With an attempted coup against the government of President Recep Erdogan quashed only days ago and more than 7,000 alleged conspirators now under arrest, the Turkish ambassador to Cambodia yesterday pressed the government to take action against local schools affiliated with the man it claims responsible.
At a hastily called noon press conference, Ambassador Ilhan Khemal Tug called on the Kingdom to shutter the Zaman International School and Zaman University in Phnom Penh.
Turkey expects Cambodia to “halt all support” of the schools, Tug said, and for the schools to “end all activities” because of their association with cleric and political figure Fethullah Gulen’s Gulen Movement, which Turkey has designated a terrorist group since 2013.

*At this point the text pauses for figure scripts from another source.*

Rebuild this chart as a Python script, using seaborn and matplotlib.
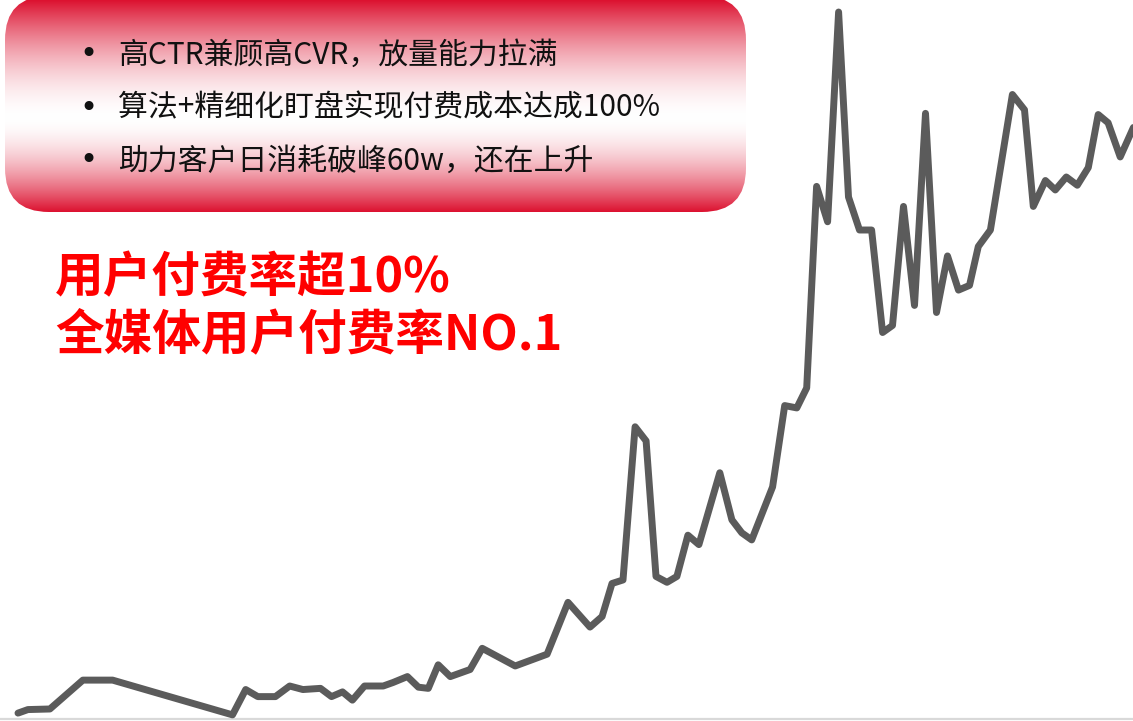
import numpy as np
import matplotlib
matplotlib.use("Agg")
import matplotlib.pyplot as plt
import seaborn as sns
from matplotlib.patches import FancyBboxPatch
from matplotlib.colors import to_rgb

# ---- data (day index, daily spend in w) ----
days = [0, 0.9, 2.9, 5.9, 8.6, 19.5, 20.7, 21.8, 23.4, 24.7, 25.9, 27.5, 28.5, 29.5,
        30.4, 31.5, 33.2, 34.1, 35.4, 36.4, 37.3, 38.2, 39.3, 41.1, 42.2, 45.2, 48.1,
        50.0, 52.0, 53.1, 54.0, 55.0, 56.1, 57.1, 58.0, 59.0, 59.9, 60.9, 61.9, 63.8,
        64.9, 65.8, 66.7, 68.6, 69.7, 70.8, 71.7, 72.6, 73.6, 74.6, 75.5, 76.5, 77.6,
        78.6, 79.5, 80.5, 81.5, 82.5, 83.5, 84.5, 85.5, 86.5, 87.3, 88.4, 90.4, 91.5,
        92.3, 93.4, 94.3, 95.3, 96.3, 97.3, 98.2, 99.1, 100.2, 101.4]
spend = [0.5, 0.8, 0.85, 3.3, 3.3, 0.35, 2.5, 1.9, 1.9, 2.8, 2.5, 2.6, 1.9, 2.3,
         1.6, 2.8, 2.8, 3.1, 3.6, 2.7, 2.6, 4.6, 3.6, 4.2, 6.0, 4.5, 5.5,
         9.9, 7.8, 8.7, 11.5, 11.8, 24.8, 23.6, 12.1, 11.6, 12.1, 15.6, 14.8, 20.9,
         16.9, 15.8, 15.2, 19.7, 26.6, 26.4, 28.1, 45.2, 42.2, 60.0, 44.3, 41.5, 41.5,
         32.8, 33.4, 43.5, 35.1, 51.4, 34.5, 39.3, 36.4, 36.8, 40.1, 41.5, 53.0, 51.7,
         43.5, 45.7, 44.9, 46.0, 45.3, 46.8, 51.3, 50.6, 47.7, 50.2]

bullets = ["高CTR兼顾高CVR，放量能力拉满",
           "算法+精细化盯盘实现付费成本达成100%",
           "助力客户日消耗破峰60w，还在上升"]
headline = ["用户付费率超10%", "全媒体用户付费率NO.1"]

sns.set_theme(style="white")
plt.rcParams['font.family'] = ['Noto Sans CJK SC', 'DejaVu Sans']

W, H = 1133, 721
fig = plt.figure(figsize=(W / 100, H / 100), dpi=100)
fig.patch.set_facecolor("white")

# ---- line chart ----
ax = fig.add_axes([0, 0, 1, 1])
ax.axhline(0, color="#d9d9d9", lw=1.6, zorder=1)
sns.lineplot(x=days, y=spend, ax=ax, color="#5b5b5b", linewidth=5.0,
             solid_joinstyle="round", solid_capstyle="round", sort=False,
             estimator=None, zorder=2)
ax.set_xlim(-18 / 11.0, (W - 18) / 11.0)
ax.set_ylim(-2 / 11.783, 719 / 11.783)
ax.axis("off")

# ---- overlay (pixel coordinates) ----
ov = fig.add_axes([0, 0, 1, 1], zorder=5)
ov.set_xlim(0, W)
ov.set_ylim(H, 0)
ov.axis("off")
ov.patch.set_alpha(0)

bx0, by0, bx1, by1 = 5, -4, 746, 212
box = FancyBboxPatch((bx0, by0), bx1 - bx0, by1 - by0,
                     boxstyle="round,pad=0,rounding_size=44",
                     facecolor="none", edgecolor="none")
ov.add_patch(box)
yy = np.linspace(by0, by1, 300)
red = np.array(to_rgb("#dc1230"))
white = np.array([1.0, 1.0, 1.0])
cy = 118
t = np.where(yy < cy, (cy - yy) / (cy - 0), (yy - cy) / (by1 - cy))
t = np.clip(t, 0, 1) ** 1.7
grad = (white[None, :] * (1 - t[:, None]) + red[None, :] * t[:, None])
img = np.repeat(grad[:, None, :], 2, axis=1)
im = ov.imshow(img, extent=[bx0, bx1, by1, by0], aspect="auto",
               interpolation="bilinear", zorder=3)
im.set_clip_path(box)
ov.set_xlim(0, W)
ov.set_ylim(H, 0)

for i, s in enumerate(bullets):
    y = 55 + i * 53
    ov.text(88, y, "•", fontsize=22, color="#111111", ha="center", va="center",
            family="DejaVu Sans", zorder=4)
    ov.text(118, y, s, fontsize=21.5, color="#111111", ha="left", va="center",
            style="italic", zorder=4)

for i, s in enumerate(headline):
    ov.text(55, 278 + i * 57, s, fontsize=35, color="#ff0000", ha="left",
            va="center", fontweight="bold", style="italic", zorder=4)

fig.savefig("out.png", dpi=100, facecolor="white")
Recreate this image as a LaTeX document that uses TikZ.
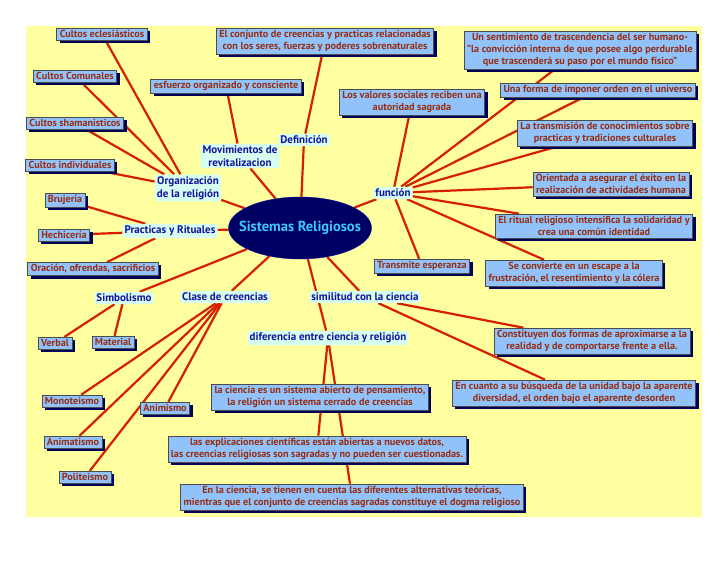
\documentclass[tikz,border=0pt]{standalone}
\usepackage{fontspec}
\setmainfont{PT Sans}[BoldFont={PT Sans Bold}]
\usetikzlibrary{shapes.geometric, shadows, backgrounds}

\definecolor{fondo}{RGB}{255,255,160}
\definecolor{azulcaja}{RGB}{145,195,250}
\definecolor{marron}{RGB}{150,45,20}
\definecolor{sombra}{RGB}{0,0,90}
\definecolor{menta}{RGB}{214,255,240}
\definecolor{azultexto}{RGB}{20,20,160}
\definecolor{marino}{RGB}{0,0,100}
\definecolor{celeste}{RGB}{60,200,255}
\definecolor{rojo}{RGB}{215,30,0}

\begin{document}
\begin{tikzpicture}[
    x=1pt, y=-1pt,
    hoja/.style={draw=black!70, line width=0.6pt, fill=azulcaja, text=marron,
        font=\fontsize{10.2}{12.2}\selectfont\bfseries, align=center,
        inner xsep=3pt, inner ysep=2.2pt,
        drop shadow={shadow xshift=3pt, shadow yshift=-3pt, fill=sombra, opacity=1}},
    rama/.style={fill=menta, text=azultexto, rounded corners=3pt,
        font=\fontsize{11}{12.5}\selectfont\bfseries, align=center, inner sep=2pt},
    centro/.style={ellipse, fill=marino, draw=blue!60!black, inner sep=0pt,
        minimum width=143pt, minimum height=62pt},
    enlace/.style={draw=rojo, line width=2.2pt},
]

% =============================================================================
% Page and background
% =============================================================================
\useasboundingbox (0,0) rectangle (728,563);
\begin{pgfonlayer}{background}
    \fill[white] (0,0) rectangle (728,563);
    \fill[fondo] (26,26) rectangle (702,517);
\end{pgfonlayer}

% Central topic
\node[centro, label={[text=celeste, font=\fontsize{14.5}{16}\selectfont\bfseries]center:Sistemas Religiosos}]
    (sistemas) at (300,228) {};

% =============================================================================
% Branch labels
% =============================================================================
\node[rama] (organiz)    at (188,188) {Organización\\de la religión};
\node[rama] (movim)      at (240,156) {Movimientos de\\revitalizacion};
\node[rama] (defin)      at (304,140) {Definición};
\node[rama] (funcion)    at (393,193) {función};
\node[rama] (practicas)  at (170,231) {Practicas y Rituales};
\node[rama] (simbol)     at (124,298) {Simbolismo};
\node[rama] (clase)      at (225,297) {Clase de creencias};
\node[rama] (similitud)  at (365,297) {similitud con la ciencia};
\node[rama] (diferencia) at (328,338) {diferencia entre ciencia y religión};

% =============================================================================
% Leaf boxes
% =============================================================================
% Organizacion
\node[hoja] (ecles)  at (102,34)  {Cultos eclesiásticos};
\node[hoja] (comun)  at (75,76)   {Cultos Comunales};
\node[hoja] (shaman) at (75,123)  {Cultos shamanisticos};
\node[hoja] (indiv)  at (70,165)  {Cultos individuales};

% Movimientos, definicion
\node[hoja] (esfuerzo) at (226,86) {esfuerzo organizado y consciente};
\node[hoja] (conjunto) at (325,41) {El conjunto de creencias y practicas relacionadas\\con los seres, fuerzas y poderes sobrenaturales};

% Funcion
\node[hoja] (valores)   at (412,102) {Los valores sociales reciben una\\autoridad sagrada};
\node[hoja] (sentim)    at (580,50)  {Un sentimiento de trascendencia del ser humano-\\"la convicción interna de que posee algo perdurable\\que trascenderá su paso por el mundo físico"};
\node[hoja] (orden)     at (598,90)  {Una forma de imponer orden en el universo};
\node[hoja] (transm)    at (605,133) {La transmisión de conocimientos sobre\\practicas y tradiciones culturales};
\node[hoja] (orient)    at (611,184) {Orientada a asegurar el éxito en la\\realización de actividades humana};
\node[hoja] (ritual)    at (594,226) {El ritual religioso intensifica la solidaridad y\\crea una común identidad};
\node[hoja] (escape)    at (574,273) {Se convierte en un escape a la\\frustración, el resentimiento y la cólera};
\node[hoja] (esperanza) at (422,266) {Transmite esperanza};

% Practicas y simbolismo
\node[hoja] (brujeria)   at (65,200)  {Brujería};
\node[hoja] (hechiceria) at (64,235)  {Hechicería};
\node[hoja] (oracion)    at (93,269)  {Oración, ofrendas, sacrificios};
\node[hoja] (verbal)     at (55,343)  {Verbal};
\node[hoja] (material)   at (113,342) {Material};

% Clase de creencias
\node[hoja] (monot)    at (72,401)  {Monoteismo};
\node[hoja] (animismo) at (165,408) {Animismo};
\node[hoja] (animat)   at (73,442)  {Animatismo};
\node[hoja] (polit)    at (85,477)  {Politeismo};

% Ciencia
\node[hoja] (aprox)    at (592,341) {Constituyen dos formas de aproximarse a la\\realidad y de comportarse frente a ella.};
\node[hoja] (busqueda) at (574,393) {En cuanto a su búsqueda de la unidad bajo la aparente\\diversidad, el orden bajo el aparente desorden};
\node[hoja] (abierto)  at (320,397) {la ciencia es un sistema abierto de pensamiento,\\la religión un sistema cerrado de creencias};
\node[hoja] (explic)   at (317,449) {las explicaciones científicas están abiertas a nuevos datos,\\las creencias religiosas son sagradas y no pueden ser cuestionadas.};
\node[hoja] (dogma)    at (352,497) {En la ciencia, se tienen en cuenta las diferentes alternativas teóricas,\\mientras que el conjunto de creencias sagradas constituye el dogma religioso};

% =============================================================================
% Links (behind the boxes)
% =============================================================================
\begin{pgfonlayer}{background}
    \foreach \r in {organiz, movim, defin, funcion, practicas, simbol, clase, similitud, diferencia}
        \draw[enlace] (sistemas) -- (\r);
    \foreach \h in {ecles, comun, shaman, indiv}
        \draw[enlace] (organiz) -- (\h);
    \draw[enlace] (movim) -- (esfuerzo);
    \draw[enlace] (defin) -- (conjunto);
    \foreach \h in {valores, sentim, orden, transm, orient, ritual, escape, esperanza}
        \draw[enlace] (funcion) -- (\h);
    \foreach \h in {brujeria, hechiceria, oracion}
        \draw[enlace] (practicas) -- (\h);
    \foreach \h in {verbal, material}
        \draw[enlace] (simbol) -- (\h);
    \foreach \h in {monot, animismo, animat, polit}
        \draw[enlace] (clase) -- (\h);
    \foreach \h in {aprox, busqueda}
        \draw[enlace] (similitud) -- (\h);
    \foreach \h in {explic, dogma}
        \draw[enlace] (diferencia) -- (\h);
\end{pgfonlayer}

\end{tikzpicture}
\end{document}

“This was more than a treacherous plot,” Tug said at yesterday’s press conference, which was held at the Turkish Embassy and identified Gulen as the coup’s mastermind. “It was a terrorist campaign”.
Once a key Erdogan alley, Gulen has been labelled a terrorist by Turkey since the relationship soured in 2013 and a systematic campaign undertaken to root so-called Gulenists from positions of power, particularly the judiciary, media and police.
The Zaman schools – which have had a Cambodian presence for nearly 20 years – were founded by Atilla Yusef Guleker, a former journalist in Turkey and a member of the Gulen Movement.
Guleker wrote for the newspaper Zaman, which was closely politically aligned with Gulen until its takeover in March by the Turkish government.
In a statement to the Post yesterday, Ejder Kilic, chairman of Zaman Co Ltd, which runs the local schools, said that while the organisation acknowledged a “spiritual” connection with Gulen, he “has never had any official link, ownership or involvement in the school administration, he has never taken a part in any sort of decision making process in forming or running the schools”.
“The schools are licensed by Ministry of Education, Youth and Sports, running under Zaman Co Ltd which is also a registered company in Ministry of Commerce,” Kilic’s statement continues. “So the schools are Cambodian schools which are regularly inspected, paying taxes duly and operated by its School Board.”
Members of the Gulen Movement have founded schools in countries around the world, including more than 100 schools in the US, where Gulen currently lives in self-exile in Pennsylvania.
Spokesmen for the ministries of education and foreign affairs both declined to comment yesterday. Seung Sophari, spokeswoman for the Ministry of Commerce, said Turkey had “warned them” about the school previously.
“[The Turkish Embassy] warned us once before that the school was involved with people who wanted to topple the government,” she said, adding that “no action has been taken yet” as Minister of Commerce Pan Sorasak is out of the country.
On its website, the school touts the fact that the prime minister approved their university licence in 2010, while at the relocation of the group’s high school, Deputy Prime Minister Sok An served as chairman at the new building’s inauguration ceremony in 2011. He expressed his desire at the time that the school would serve to improve bilateral relations between Turkey and Cambodia.
“High-level [Turkish] Government officials participated in Grand Inauguration Ceremonies,” Zaman’s Kilic said yesterday, pointing to the attendance of then-Turkish deputy prime minister Bulent Arinc.
“These officials were and still [are] current government members in Turkey,” he said. “We have never experienced any animosity from the Turkish Government so far in our knowledge until [yesterday’s] press conference.”
Relatives of students, meanwhile, expressed fears over the possible implications of any closure.
Sata Morat, president of the Cambodian Student Association in Turkey, whose nephew and brother are currently studying at the Zaman International School, said the closure of the school, which he termed one of Cambodia’s best, would be a sharp blow to their prospects.
“The quality of education and the certificate from Zaman is equivalent to other international schools in the US or Europe, so it would be difficult to find another school to replace it. I’m worried it will affect the studies of my nephew and brother . . . If we cannot find another similar school, it will affect the quality [of their education].”
Just last year, Hun Sen awarded cash prizes to a number of Cambodian Zaman students for their performance at the “Genius Olympiad 2015” academic competition in New York.